WHAT YOU SHOULD DO: In the following material, identify every line holding the string "code" and return it.

— Begin INFORMATION SUPPLIED —

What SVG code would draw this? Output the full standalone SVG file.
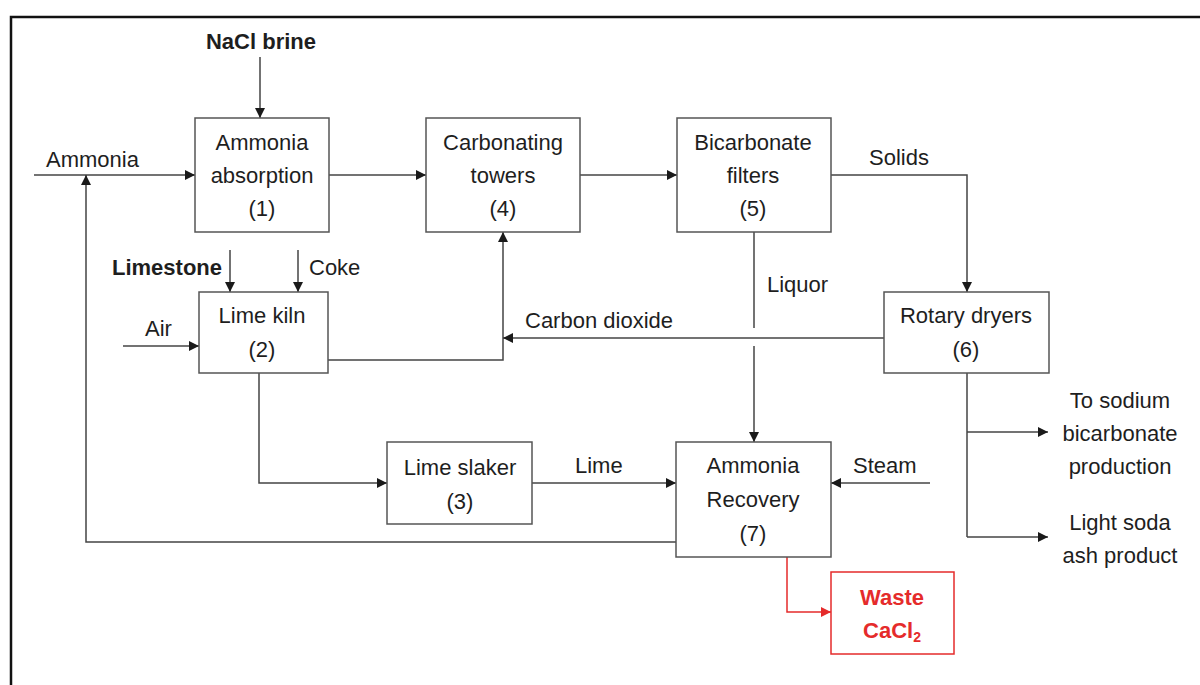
<svg xmlns="http://www.w3.org/2000/svg" width="1200" height="685" viewBox="0 0 1200 685">
<defs>
<marker id="ah" viewBox="0 0 10 10" refX="10" refY="5" markerWidth="10" markerHeight="10" markerUnits="userSpaceOnUse" orient="auto">
<path d="M0,0 L10,5 L0,10 z" fill="#1a1a1a"/>
</marker>
<marker id="ahr" viewBox="0 0 10 10" refX="10" refY="5" markerWidth="10" markerHeight="10" markerUnits="userSpaceOnUse" orient="auto">
<path d="M0,0 L10,5 L0,10 z" fill="#e52b2b"/>
</marker>
<style>
text{font-family:"Liberation Sans",Arial,sans-serif;font-size:22px;fill:#1e1e1e}
.c{text-anchor:middle}
.b{font-weight:bold}
.box{fill:#fff;stroke:#555;stroke-width:1.5}
.red{fill:#fff;stroke:#e52b2b;stroke-width:1.5}
.ln{fill:none;stroke:#444;stroke-width:1.5}
.la{fill:none;stroke:#444;stroke-width:1.5;marker-end:url(#ah)}
.lr{fill:none;stroke:#e52b2b;stroke-width:1.5;marker-end:url(#ahr)}
.rt{fill:#e52b2b;font-weight:bold}
</style>
</defs>
<rect x="0" y="0" width="1200" height="685" fill="#fff"/>
<rect x="11" y="17" width="1210" height="700" fill="none" stroke="#111" stroke-width="2.5"/>

<g id="connectors">
<path class="la" d="M260,57 V118"/>
<path class="la" d="M34,175 H195"/>
<path class="la" d="M329,175 H426"/>
<path class="la" d="M580,175 H677"/>
<path class="la" d="M831,175 H967 V292"/>
<path class="la" d="M230,250 V292"/>
<path class="la" d="M298,250 V292"/>
<path class="la" d="M123,346 H199"/>
<path class="la" d="M328,360 H503 V232"/>
<path class="la" d="M884,338 H503"/>
<path class="ln" d="M754,232 V328"/>
<path class="la" d="M754,346 V442"/>
<path class="la" d="M259,373 V483 H387"/>
<path class="la" d="M532,483 H676"/>
<path class="la" d="M930,483 H831"/>
<path class="la" d="M676,542 H86 V175"/>
<path class="ln" d="M967,373 V537"/>
<path class="la" d="M967,432 H1048"/>
<path class="la" d="M967,537 H1048"/>
<path class="lr" d="M787,557 V612 H831"/>
</g>

<g id="labels">
<text class="c b" x="261" y="49">NaCl brine</text>
<text x="46" y="167">Ammonia</text>
<text x="869" y="165">Solids</text>
<text class="b" x="112" y="275">Limestone</text>
<text x="309" y="275">Coke</text>
<text x="145" y="336">Air</text>
<text x="525" y="328">Carbon dioxide</text>
<text x="767" y="292">Liquor</text>
<text x="575" y="473">Lime</text>
<text x="853" y="473">Steam</text>
<text class="c" x="1120" y="408">To sodium</text>
<text class="c" x="1120" y="441">bicarbonate</text>
<text class="c" x="1120" y="474">production</text>
<text class="c" x="1120" y="530">Light soda</text>
<text class="c" x="1120" y="563">ash product</text>
</g>

<g id="n1">
<rect class="box" x="195" y="118" width="134" height="114"/>
<text class="c" x="262" y="150">Ammonia</text>
<text class="c" x="262" y="183">absorption</text>
<text class="c" x="262" y="216">(1)</text>
</g>
<g id="n4">
<rect class="box" x="426" y="118" width="154" height="114"/>
<text class="c" x="503" y="150">Carbonating</text>
<text class="c" x="503" y="183">towers</text>
<text class="c" x="503" y="216">(4)</text>
</g>
<g id="n5">
<rect class="box" x="677" y="118" width="154" height="114"/>
<text class="c" x="753" y="150">Bicarbonate</text>
<text class="c" x="753" y="183">filters</text>
<text class="c" x="753" y="216">(5)</text>
</g>
<g id="n2">
<rect class="box" x="199" y="292" width="129" height="81"/>
<text class="c" x="262" y="323">Lime kiln</text>
<text class="c" x="262" y="357">(2)</text>
</g>
<g id="n6">
<rect class="box" x="884" y="292" width="165" height="81"/>
<text class="c" x="966" y="323">Rotary dryers</text>
<text class="c" x="966" y="357">(6)</text>
</g>
<g id="n3">
<rect class="box" x="387" y="442" width="145" height="82"/>
<text class="c" x="460" y="475">Lime slaker</text>
<text class="c" x="460" y="509">(3)</text>
</g>
<g id="n7">
<rect class="box" x="676" y="442" width="155" height="115"/>
<text class="c" x="753" y="473">Ammonia</text>
<text class="c" x="753" y="507">Recovery</text>
<text class="c" x="753" y="541">(7)</text>
</g>
<g id="waste">
<rect class="red" x="831" y="572" width="123" height="82"/>
<text class="c rt" x="892" y="605">Waste</text>
<text class="c rt" x="892" y="638">CaCl<tspan font-size="14" dy="4">2</tspan></text>
</g>
</svg>
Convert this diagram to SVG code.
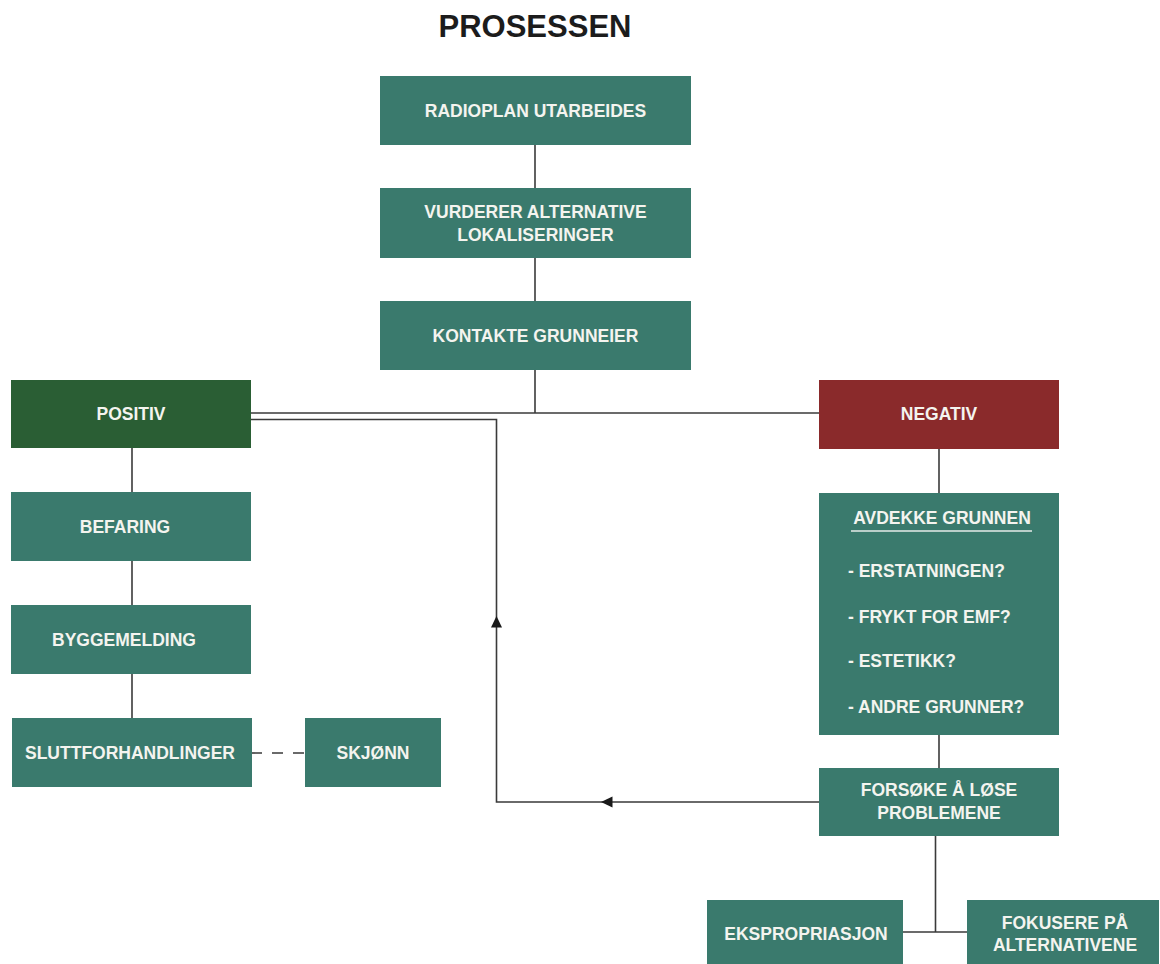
<svg xmlns="http://www.w3.org/2000/svg" width="1160" height="964" viewBox="0 0 1160 964">
<defs>
<style>
.box{fill:#3a7a6d}
.pos{fill:#2a5e34}
.neg{fill:#8a2a2b}
.t{font-family:"Liberation Sans",Arial,sans-serif;font-weight:bold;font-size:17.5px;fill:#f4f4ef;text-anchor:middle}
.tl{font-family:"Liberation Sans",Arial,sans-serif;font-weight:bold;font-size:17.5px;fill:#f4f4ef}
.ln{stroke:#3a3a3a;stroke-width:1.6;fill:none}
.title{font-family:"Liberation Sans",Arial,sans-serif;font-weight:bold;font-size:31px;fill:#1c1c1c;text-anchor:middle}
</style>
</defs>
<rect width="1160" height="964" fill="#ffffff"/>
<text class="title" x="535" y="37">PROSESSEN</text>
<g id="connectors">
<line class="ln" x1="535" y1="145" x2="535" y2="188"/>
<line class="ln" x1="535" y1="258" x2="535" y2="301"/>
<line class="ln" x1="535" y1="370" x2="535" y2="413"/>
<line class="ln" x1="251" y1="413" x2="820" y2="413"/>
<polyline class="ln" points="251,419.5 496.5,419.5 496.5,802 820,802"/>
<polygon points="496.5,616 491,627.5 502,627.5" fill="#1a1a1a"/>
<polygon points="601,802 612.5,796.5 612.5,807.5" fill="#1a1a1a"/>
<line class="ln" x1="132" y1="448" x2="132" y2="718"/>
<line class="ln" x1="251" y1="753" x2="305" y2="753" stroke-dasharray="11,10"/>
<line class="ln" x1="939" y1="449" x2="939" y2="493"/>
<line class="ln" x1="939" y1="735" x2="939" y2="768"/>
<line class="ln" x1="935.5" y1="836" x2="935.5" y2="932"/>
<line class="ln" x1="903" y1="932" x2="967" y2="932"/>
</g>
<g id="radioplan"><rect class="box" x="380" y="76" width="311" height="69"/><text class="t" x="535.5" y="116.5">RADIOPLAN UTARBEIDES</text></g>
<g id="vurderer"><rect class="box" x="380" y="188" width="311" height="70"/><text class="t" x="535.5" y="218">VURDERER ALTERNATIVE</text><text class="t" x="535.5" y="241">LOKALISERINGER</text></g>
<g id="kontakte"><rect class="box" x="380" y="301" width="311" height="69"/><text class="t" x="535.5" y="342">KONTAKTE GRUNNEIER</text></g>
<g id="positiv"><rect class="pos" x="11" y="380" width="240" height="68"/><text class="t" x="131" y="419.5">POSITIV</text></g>
<g id="negativ"><rect class="neg" x="819" y="380" width="240" height="69"/><text class="t" x="939" y="419.5">NEGATIV</text></g>
<g id="befaring"><rect class="box" x="11" y="492" width="240" height="69"/><text class="t" x="125" y="532.5">BEFARING</text></g>
<g id="byggemelding"><rect class="box" x="11" y="605" width="240" height="69"/><text class="t" x="124" y="645.5">BYGGEMELDING</text></g>
<g id="sluttforhandlinger"><rect class="box" x="12" y="718" width="240" height="69"/><text class="t" x="130" y="758.5">SLUTTFORHANDLINGER</text></g>
<g id="skjonn"><rect class="box" x="305" y="718" width="136" height="69"/><text class="t" x="373" y="758.5">SKJØNN</text></g>
<g id="avdekke"><rect class="box" x="819" y="493" width="240" height="242"/>
<text class="t" x="942" y="524">AVDEKKE GRUNNEN</text>
<line x1="851" y1="531" x2="1032" y2="531" stroke="#e6ebe8" stroke-width="1.6"/>
<text class="tl" x="848" y="577">- ERSTATNINGEN?</text>
<text class="tl" x="848" y="623">- FRYKT FOR EMF?</text>
<text class="tl" x="848" y="667">- ESTETIKK?</text>
<text class="tl" x="848" y="713">- ANDRE GRUNNER?</text>
</g>
<g id="forsoke"><rect class="box" x="819" y="768" width="240" height="68"/><text class="t" x="939" y="796">FORSØKE Å LØSE</text><text class="t" x="939" y="818.5">PROBLEMENE</text></g>
<g id="ekspropriasjon"><rect class="box" x="707" y="900" width="196" height="68"/><text class="t" x="806" y="939.5">EKSPROPRIASJON</text></g>
<g id="fokusere"><rect class="box" x="967" y="900" width="192" height="68"/><text class="t" x="1065" y="928.5">FOKUSERE PÅ</text><text class="t" x="1065" y="950.5">ALTERNATIVENE</text></g>
</svg>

— End INFORMATION SUPPLIED —

EXPECTED ANSWER:
What SVG code would draw this? Output the full standalone SVG file.
Convert this diagram to SVG code.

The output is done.